EXERCISE » Copy all lines below exactly as written. Leave pictures out.

%%

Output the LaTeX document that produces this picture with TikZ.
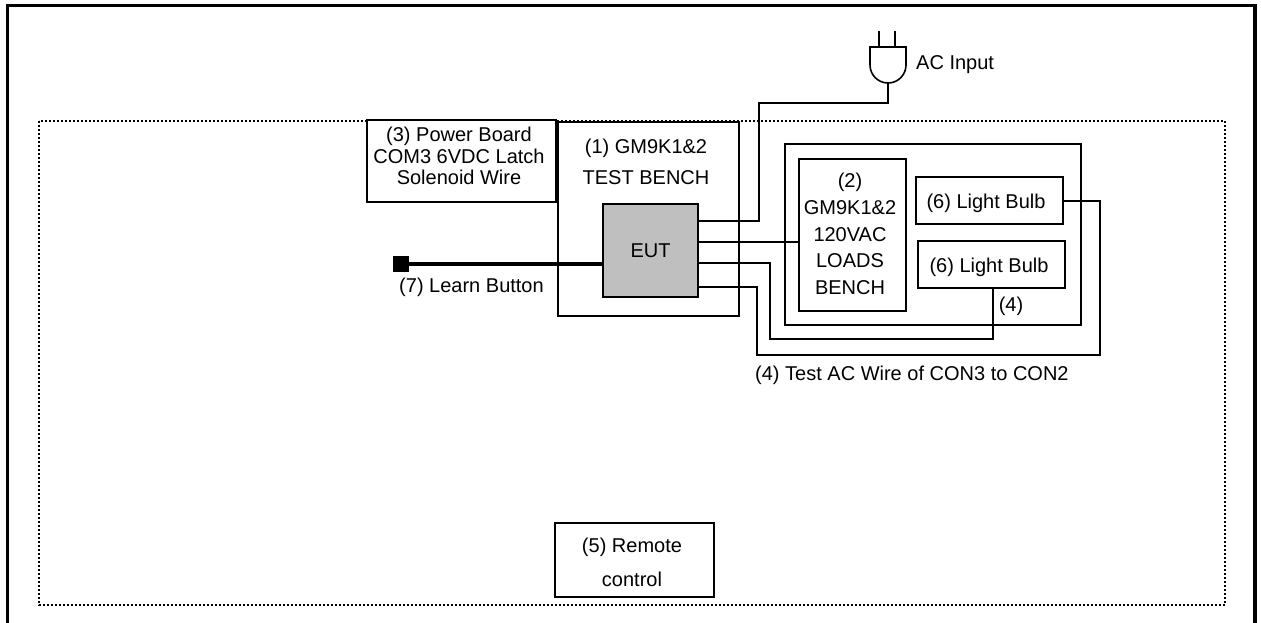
\documentclass[tikz,border=0pt]{standalone}
\usepackage{fontspec}
\setmainfont{Liberation Sans}
\usetikzlibrary{calc,positioning}

\begin{document}
\begin{tikzpicture}[
  x=1pt,y=-1pt,
  caja/.style={draw,line width=1.6pt,inner sep=0pt,outer sep=0pt,align=center,
    font=\fontsize{20}{21.5}\selectfont},
  rotulo/.style={inner sep=0pt,align=center,font=\fontsize{20}{21.5}\selectfont},
  cable/.style={draw,line width=1.6pt}
  ]

  \useasboundingbox (0,0) rectangle (1261,623);

  \draw[line width=3.4pt] (7.5,623) -- (7.5,5.5) -- (1255,5.5) -- (1255,623);
  \draw[line width=1.6pt,dash pattern=on 2pt off 2pt] (39,121) rectangle (1225,605);

  \node[caja,fill=white,minimum width=189pt,minimum height=82pt] (power) at (461.5,161) {};
  \node[rotulo] (powertxt) at (459,156) {(3) Power Board\\COM3 6VDC Latch\\Solenoid Wire};
  \node[caja,minimum width=181pt,minimum height=194pt] (bench) at (648.5,219) {};
  \node[rotulo,font=\fontsize{20}{31}\selectfont] (benchtxt) at (646,161.5) {(1) GM9K1\&2\\TEST BENCH};
  \node[caja,fill=black!25,line width=2.4pt,minimum width=95pt,minimum height=93pt] (eut) at (650.5,250.5) {EUT};

  \node[caja,minimum width=296pt,minimum height=181pt] (cargas) at (933,234.5) {};
  \node[caja,minimum width=107pt,minimum height=152pt] (loads) at (852.5,235) {};
  \node[rotulo,font=\fontsize{20}{26.6}\selectfont] (loadstxt) at (850,234)
    {(2)\\GM9K1\&2\\120VAC\\LOADS\\BENCH};
  \node[caja,minimum width=147pt,minimum height=47pt] (bulba) at (989.5,200.5) {};
  \node[rotulo] (bulbatxt) at (986,203) {(6) Light Bulb};
  \node[caja,minimum width=147pt,minimum height=47pt] (bulbb) at (991.5,264.5) {};
  \node[rotulo] (bulbbtxt) at (989,267) {(6) Light Bulb};
  \node[caja,minimum width=159pt,minimum height=74pt] (remote) at (634.5,560) {};
  \node[rotulo,font=\fontsize{20}{34}\selectfont] (remotetxt) at (632,562) {(5) Remote\\control};

  \node[draw=none,fill=black,minimum size=16pt,inner sep=0pt,outer sep=0pt] (learn) at (401,264) {};
  \node[rotulo] (learntxt) at (471.5,287) {(7) Learn Button};
  \node[rotulo,anchor=west] (acin) at (916,65) {AC Input};
  \node[rotulo] (cuatro) at (1011,306) {(4)};
  \node[rotulo,anchor=west] (prueba) at (755,375) {(4) Test AC Wire of CON3 to CON2};

  % enchufe
  \coordinate (plugtop) at (888,47);
  \coordinate (plugbot) at (888,83);
  \draw[line width=1.6pt] (870,47) -- (906,47) -- (906,65) arc[start angle=0,end angle=180,radius=18] -- cycle;
  \draw[line width=1.6pt] (879,47) -- (879,31);
  \draw[line width=1.6pt] (895,47) -- (895,31);

  % cables
  \coordinate (wa) at (eut.east |- 0,221);
  \coordinate (wb) at (eut.east |- 0,242);
  \coordinate (wc) at (eut.east |- 0,263);
  \coordinate (wd) at (eut.east |- 0,287);

  \draw[line width=3.6pt] (learn) -- (eut.west |- learn);
  \draw[cable] (wa) -| (759,103) -| (plugbot);
  \draw[cable] (wb) -- (loads.west |- wb);
  \draw[cable] (wc) -| (770,339) -| (993,288);
  \draw[cable] (wd) -| (757,355) -| (1100,201) -- (bulba.east |- 0,201);

\end{tikzpicture}
\end{document}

%%

OUTPUT FOR THIS EXERCISE »
Output the LaTeX document that produces this picture with TikZ.
\documentclass[tikz,border=0pt]{standalone}
\usepackage{fontspec}
\setmainfont{Liberation Sans}
\usetikzlibrary{calc,positioning}

\begin{document}
\begin{tikzpicture}[
  x=1pt,y=-1pt,
  caja/.style={draw,line width=1.6pt,inner sep=0pt,outer sep=0pt,align=center,
    font=\fontsize{20}{21.5}\selectfont},
  rotulo/.style={inner sep=0pt,align=center,font=\fontsize{20}{21.5}\selectfont},
  cable/.style={draw,line width=1.6pt}
  ]

  \useasboundingbox (0,0) rectangle (1261,623);

  \draw[line width=3.4pt] (7.5,623) -- (7.5,5.5) -- (1255,5.5) -- (1255,623);
  \draw[line width=1.6pt,dash pattern=on 2pt off 2pt] (39,121) rectangle (1225,605);

  \node[caja,fill=white,minimum width=189pt,minimum height=82pt] (power) at (461.5,161) {};
  \node[rotulo] (powertxt) at (459,156) {(3) Power Board\\COM3 6VDC Latch\\Solenoid Wire};
  \node[caja,minimum width=181pt,minimum height=194pt] (bench) at (648.5,219) {};
  \node[rotulo,font=\fontsize{20}{31}\selectfont] (benchtxt) at (646,161.5) {(1) GM9K1\&2\\TEST BENCH};
  \node[caja,fill=black!25,line width=2.4pt,minimum width=95pt,minimum height=93pt] (eut) at (650.5,250.5) {EUT};

  \node[caja,minimum width=296pt,minimum height=181pt] (cargas) at (933,234.5) {};
  \node[caja,minimum width=107pt,minimum height=152pt] (loads) at (852.5,235) {};
  \node[rotulo,font=\fontsize{20}{26.6}\selectfont] (loadstxt) at (850,234)
    {(2)\\GM9K1\&2\\120VAC\\LOADS\\BENCH};
  \node[caja,minimum width=147pt,minimum height=47pt] (bulba) at (989.5,200.5) {};
  \node[rotulo] (bulbatxt) at (986,203) {(6) Light Bulb};
  \node[caja,minimum width=147pt,minimum height=47pt] (bulbb) at (991.5,264.5) {};
  \node[rotulo] (bulbbtxt) at (989,267) {(6) Light Bulb};
  \node[caja,minimum width=159pt,minimum height=74pt] (remote) at (634.5,560) {};
  \node[rotulo,font=\fontsize{20}{34}\selectfont] (remotetxt) at (632,562) {(5) Remote\\control};

  \node[draw=none,fill=black,minimum size=16pt,inner sep=0pt,outer sep=0pt] (learn) at (401,264) {};
  \node[rotulo] (learntxt) at (471.5,287) {(7) Learn Button};
  \node[rotulo,anchor=west] (acin) at (916,65) {AC Input};
  \node[rotulo] (cuatro) at (1011,306) {(4)};
  \node[rotulo,anchor=west] (prueba) at (755,375) {(4) Test AC Wire of CON3 to CON2};

  % enchufe
  \coordinate (plugtop) at (888,47);
  \coordinate (plugbot) at (888,83);
  \draw[line width=1.6pt] (870,47) -- (906,47) -- (906,65) arc[start angle=0,end angle=180,radius=18] -- cycle;
  \draw[line width=1.6pt] (879,47) -- (879,31);
  \draw[line width=1.6pt] (895,47) -- (895,31);

  % cables
  \coordinate (wa) at (eut.east |- 0,221);
  \coordinate (wb) at (eut.east |- 0,242);
  \coordinate (wc) at (eut.east |- 0,263);
  \coordinate (wd) at (eut.east |- 0,287);

  \draw[line width=3.6pt] (learn) -- (eut.west |- learn);
  \draw[cable] (wa) -| (759,103) -| (plugbot);
  \draw[cable] (wb) -- (loads.west |- wb);
  \draw[cable] (wc) -| (770,339) -| (993,288);
  \draw[cable] (wd) -| (757,355) -| (1100,201) -- (bulba.east |- 0,201);

\end{tikzpicture}
\end{document}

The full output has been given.